Geometric form and its concurrent disruption, destruction and deformation is also the starting point for Sebastian Wickeroth's art. This can be the forcefully brute presentation of an implied destructive act such as in his work „strategie der steine 3“. A big rectangular block seems to have crashed to the ground from such height that one of its edges is completely shattered. Here Wickeroth plays with the zest for association of the viewer who may be unable to reject the immediately arising impression of a destructive act. Actually, however, Wickeroth does not cause destruction, he constructs destruction. His point is not the act of destruction itself but the construction of the deconstructed form. He did not smash the block in „strategie der steine 3“ by having it drop but created its deformed form right from the beginning. In this way, he addresses both the stringent geometric form and its deformation.
In „graceful degradation“ a black rectangle simply disintegrates at its bottom. The object appears unable to retain its form. The absolutely precise shape of the upper part, which is still emphasized by an impeccably smooth surface, starts draping, becomes wrinkled and seems to melt. Wickeroth has even the substructure, the framework, randomly jut out. In these works, Wickeroth approximates the American Steven Parrino who used to deform geometric surfaces by first removing the canvas from the frame in order to re-mount it crumpled. Unlike Parrino's, Wickeroth's works allocate a minor role to the reflection about the image notion. He develops his works out of a sculptural perspective. Surfaces excel in extreme smoothness and perfect neutrality that refer to industrial fabrication rather than painting. Moreover, most of his installations are composed of several parts whose interaction causes a confrontation of clear geometric form with vanishing orthogonality. For example, „untitled – fragile“ consists of three equally sized black rectangles arranged horizontally on top of each other. One edge of the uppermost rectangle penetrates the one below, significantly deforming it and transferring the resulting fall of the surface's folds down to the third rectangle.
In his work „immer darüber hinaus“, created in 2009 for the Museum für Konkrete Kunst Ingolstadt, Wickeroth separates for the first time strict geometric form clearly from apparently formless chaos.

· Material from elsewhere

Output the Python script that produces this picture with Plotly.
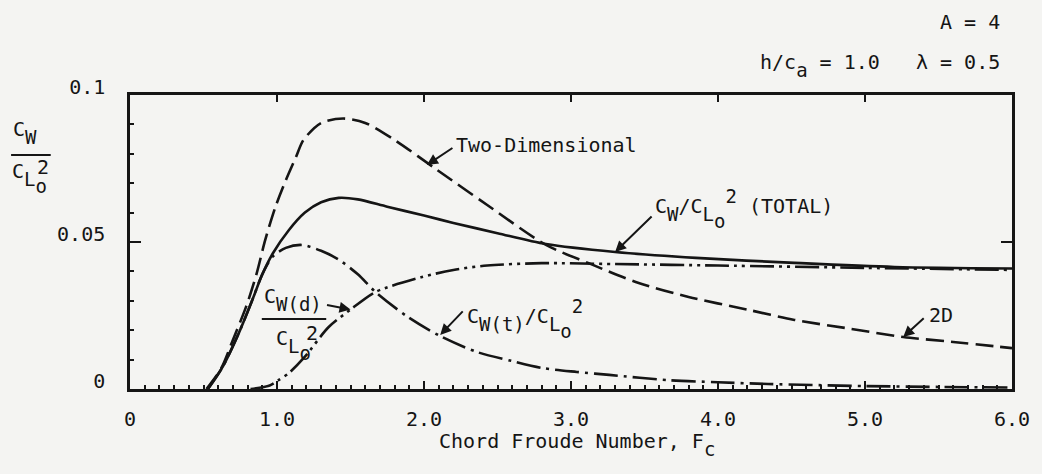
import plotly.graph_objects as go

# Chord Froude number samples and wave-drag ratios C_W / C_Lo^2
f_2d = [0.52, 0.62, 0.70, 0.79, 0.86, 0.92, 0.99, 1.06, 1.13, 1.18, 1.30, 1.45,
        1.60, 1.80, 2.09, 2.43, 2.83, 3.12, 3.44, 3.80, 4.20, 4.52, 4.90, 5.26,
        5.60, 6.00]
c_2d = [0.0, 0.007, 0.0167, 0.028, 0.039, 0.0507, 0.062, 0.071, 0.079, 0.0847,
        0.0905, 0.092, 0.0905, 0.0847, 0.0745, 0.0626, 0.049, 0.0428, 0.0364,
        0.0313, 0.027, 0.0235, 0.0205, 0.0177, 0.016, 0.0139]

f_total = [0.53, 0.63, 0.74, 0.83, 0.90, 0.97, 1.08, 1.19, 1.30, 1.42, 1.55,
           1.75, 2.00, 2.20, 2.50, 2.83, 3.30, 3.85, 4.52, 5.20, 6.00]
c_total = [0.0, 0.0075, 0.019, 0.030, 0.039, 0.046, 0.054, 0.060, 0.0635,
           0.065, 0.0645, 0.062, 0.059, 0.0565, 0.053, 0.0493, 0.0466, 0.0446,
           0.0429, 0.0415, 0.041]

f_t = [0.53, 0.63, 0.74, 0.83, 0.90, 0.97, 1.06, 1.17, 1.30, 1.42, 1.55, 1.67,
       1.89, 2.11, 2.36, 2.60, 2.81, 3.04, 3.26, 3.66, 4.00, 4.34, 5.00, 5.50,
       6.00]
c_t = [0.0, 0.0075, 0.019, 0.030, 0.039, 0.045, 0.048, 0.049, 0.047, 0.044,
       0.039, 0.033, 0.0245, 0.018, 0.0126, 0.0095, 0.0071, 0.0058, 0.0048,
       0.003, 0.0023, 0.0017, 0.001, 0.0007, 0.0005]

f_d = [0.82, 0.95, 1.01, 1.08, 1.19, 1.35, 1.50, 1.67, 1.98, 2.20, 2.43, 2.80,
       3.30, 4.00, 5.00, 6.00]
c_d = [0.0, 0.0012, 0.003, 0.0054, 0.011, 0.021, 0.027, 0.033, 0.038, 0.0405,
       0.042, 0.0428, 0.0425, 0.042, 0.0412, 0.0405]

x_ticks = [0, 1, 2, 3, 4, 5, 6]
x_tick_text = ["0", "1.0", "2.0", "3.0", "4.0", "5.0", "6.0"]
y_ticks = [0, 0.05, 0.1]
y_tick_text = ["0", "0.05", "0.1"]

FONT = "DejaVu Sans Mono"
INK = "#151515"
W, H = 1042, 474
ML, MR, MT, MB = 130, 22, 95, 85
PW, PH = W - ML - MR, H - MT - MB


def shifted(s, dy, size=19):
    # typewriter-style sub/superscript: near full size, baseline moved by dy px
    return f"<span style='font-size:{size}px;baseline-shift:{dy}px'>{s}</span>"


def sub(s):
    return shifted(s, -8)


def sup(s):
    return shifted(s, 10)


CLO = "C" + sub("L") + shifted("o", -15)


def px(x):
    return (x - ML) / PW


def py(y):
    return (H - MB - y) / PH


fig = go.Figure()

line_kw = dict(color=INK, width=2.6)
fig.add_trace(go.Scatter(x=f_2d, y=c_2d, mode="lines",
                         line=dict(**line_kw, dash="18px,7px", shape="spline", smoothing=0.8)))
fig.add_trace(go.Scatter(x=f_total, y=c_total, mode="lines",
                         line=dict(**line_kw, shape="spline", smoothing=0.8)))
fig.add_trace(go.Scatter(x=f_t, y=c_t, mode="lines",
                         line=dict(**line_kw, dash="24px,6px,3px,6px", shape="spline", smoothing=0.8)))
fig.add_trace(go.Scatter(x=f_d, y=c_d, mode="lines",
                         line=dict(**line_kw, dash="24px,5px,3px,5px,3px,5px", shape="spline", smoothing=0.8)))
# carrier for the mirrored top / right frame axes
fig.add_trace(go.Scatter(x=[None], y=[None], xaxis="x2", yaxis="y2", hoverinfo="skip"))

tick_font = dict(family=FONT, size=20, color=INK)
fig.update_layout(
    width=W, height=H,
    margin=dict(l=ML, r=MR, t=MT, b=MB),
    paper_bgcolor="#f4f4f2", plot_bgcolor="#f4f4f2",
    showlegend=False,
    font=dict(family=FONT, size=20, color=INK),
    xaxis=dict(range=[0, 6], tickvals=x_ticks, ticktext=x_tick_text,
               ticks="inside", ticklen=8, tickwidth=2, tickcolor=INK,
               minor=dict(dtick=0.1, ticks="inside", ticklen=4, tickwidth=1.5, tickcolor=INK),
               showline=True, linewidth=2.5, linecolor=INK, showgrid=False, zeroline=False,
               tickfont=tick_font, ticklabelstandoff=10),
    yaxis=dict(range=[0, 0.1], tickvals=y_ticks, ticktext=y_tick_text,
               ticks="inside", ticklen=11, tickwidth=2, tickcolor=INK,
               minor=dict(dtick=0.01, ticks="inside", ticklen=4, tickwidth=1.5, tickcolor=INK),
               showline=True, linewidth=2.5, linecolor=INK, showgrid=False, zeroline=False,
               tickfont=tick_font, ticklabelstandoff=18, ticklabelshift=-8),
    xaxis2=dict(range=[0, 6], overlaying="x", side="top", tickvals=[1, 2, 3, 4, 5],
                ticks="inside", ticklen=7, tickwidth=2, tickcolor=INK,
                showticklabels=False, showline=True, linewidth=2.5, linecolor=INK,
                showgrid=False, zeroline=False),
    yaxis2=dict(range=[0, 0.1], overlaying="y", side="right", tickvals=[0.05],
                ticks="inside", ticklen=11, tickwidth=2, tickcolor=INK,
                showticklabels=False, showline=True, linewidth=2.5, linecolor=INK,
                showgrid=False, zeroline=False),
)

ann = []


def label(text, x, y, xanchor="left", yanchor="middle", size=20):
    ann.append(dict(text=text, x=px(x), y=py(y), xref="paper", yref="paper",
                    xanchor=xanchor, yanchor=yanchor, showarrow=False,
                    font=dict(family=FONT, size=size, color=INK)))


def arrow(fx, cy, ax, ay):
    ann.append(dict(text="", x=fx, y=cy, xref="x", yref="y", ax=ax, ay=ay,
                    showarrow=True, arrowhead=2, arrowsize=1.1, arrowwidth=2,
                    arrowcolor=INK, standoff=0))


# header parameters
label("A = 4", 1010, 22, xanchor="right")
label("h/c" + sub("a") + " = 1.0\u00a0\u00a0\u00a0\u03bb = 0.5", 1010, 65, xanchor="right")

# axis titles
label("Chord Froude Number, F" + sub("c"), 581, 444, xanchor="center")
label("C" + sub("W"), 10, 132)
label(CLO, 9, 178)
label("2", 34, 167)

# curve labels
label("Two-Dimensional", 457, 145)
label("C" + sub("W") + "/" + CLO + sup("2") + " (TOTAL)", 658, 208)
label("C" + sub("W(t)") + "/" + CLO + sup("2"), 468, 318)
label("C" + sub("W(d)"), 263, 299)
label(CLO, 275, 345)
label("2", 306, 333)
label("2D", 934, 315)

# leader arrows, tips on the curves
arrow(2.02, 0.0762, 27, -18)
arrow(3.30, 0.0466, 38, -37)
arrow(2.11, 0.0184, 24, -25)
arrow(1.50, 0.0270, -25, -5)
arrow(5.26, 0.0177, 22, -20)

fig.update_layout(annotations=ann)

# fraction bars for the stacked labels
for x0, x1, y in [(10, 50, 155), (263, 328, 319)]:
    fig.add_shape(type="line", xref="paper", yref="paper",
                  x0=px(x0), x1=px(x1), y0=py(y), y1=py(y),
                  line=dict(color=INK, width=2))

fig.write_html("out.html")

A large geometric cube with high-gloss finished surface stands out of a pile of broken, yellow-lacquered Rigips panels. The cube's order and the Rigips panels' chaos, form and anti-form, oppose, accentuate and, at the same time, challenge each other. With its monochrome colour and its faultless surface – Wickeroth mounts glossy foils over a frame structure – the cube recalls the American Minimal Art whose simple geometric bodies are made of pre-fabricated industrial materials such as acrylic glass, stainless steel or aluminium. The glossy foil in Wickeroths works alludes to these superior materials and feigns a polished plastic body. In „vielleicht morgen“ he employs the foil so skilfully that the play between form and deformation incorporates the entire environment. The outer sides of the flat ground-based work are slightly bent downwards and distort the reflections from the surrounding room. Accordingly, the form is no longer deconstructed only in the work itself but visually affects the static architectural forms in the surroundings. The room becomes an integral component of the work ostensibly designed as an autonomous sculpture. Being viewed, the visual deformation of the room gains such dynamics that the actual form of the installation distinctly retreats into the background. Wickeroth qualifies the effect of the form without destructively reshaping it.
How does one deal with the achievements of the historical avant-gardes in the beginning of the new century? What can the artistic understanding of forms look like today under the aspect of the long tradition of an almost overpowering geometry? With a certain brutalism, Wickeroth attacks the formalistic principles of the art of the 20th century. His works represent an ideological-critical questioning of traditional aesthetic positions as he confronts striving for order and clarity always with its contra position. In the subtitle of a work „form fucks function“ Wickeroth refers unmistakably to the historical avant-gardes. Construction, however, principally comes first. For even if his works may evoke the association that their final design has evolved from a radical gesture of destruction, it is nevertheless he who has constructed anti-form, chaos, destruction. His works unite construction and de-construction of form, the aesthetics of geometry and its invalidation, obvious formal stringency and its ironic negation by anarchy and failure. In this way, Sebastian Wickeroth manages in a refreshing way to merge Punk and Minimal in his works of art.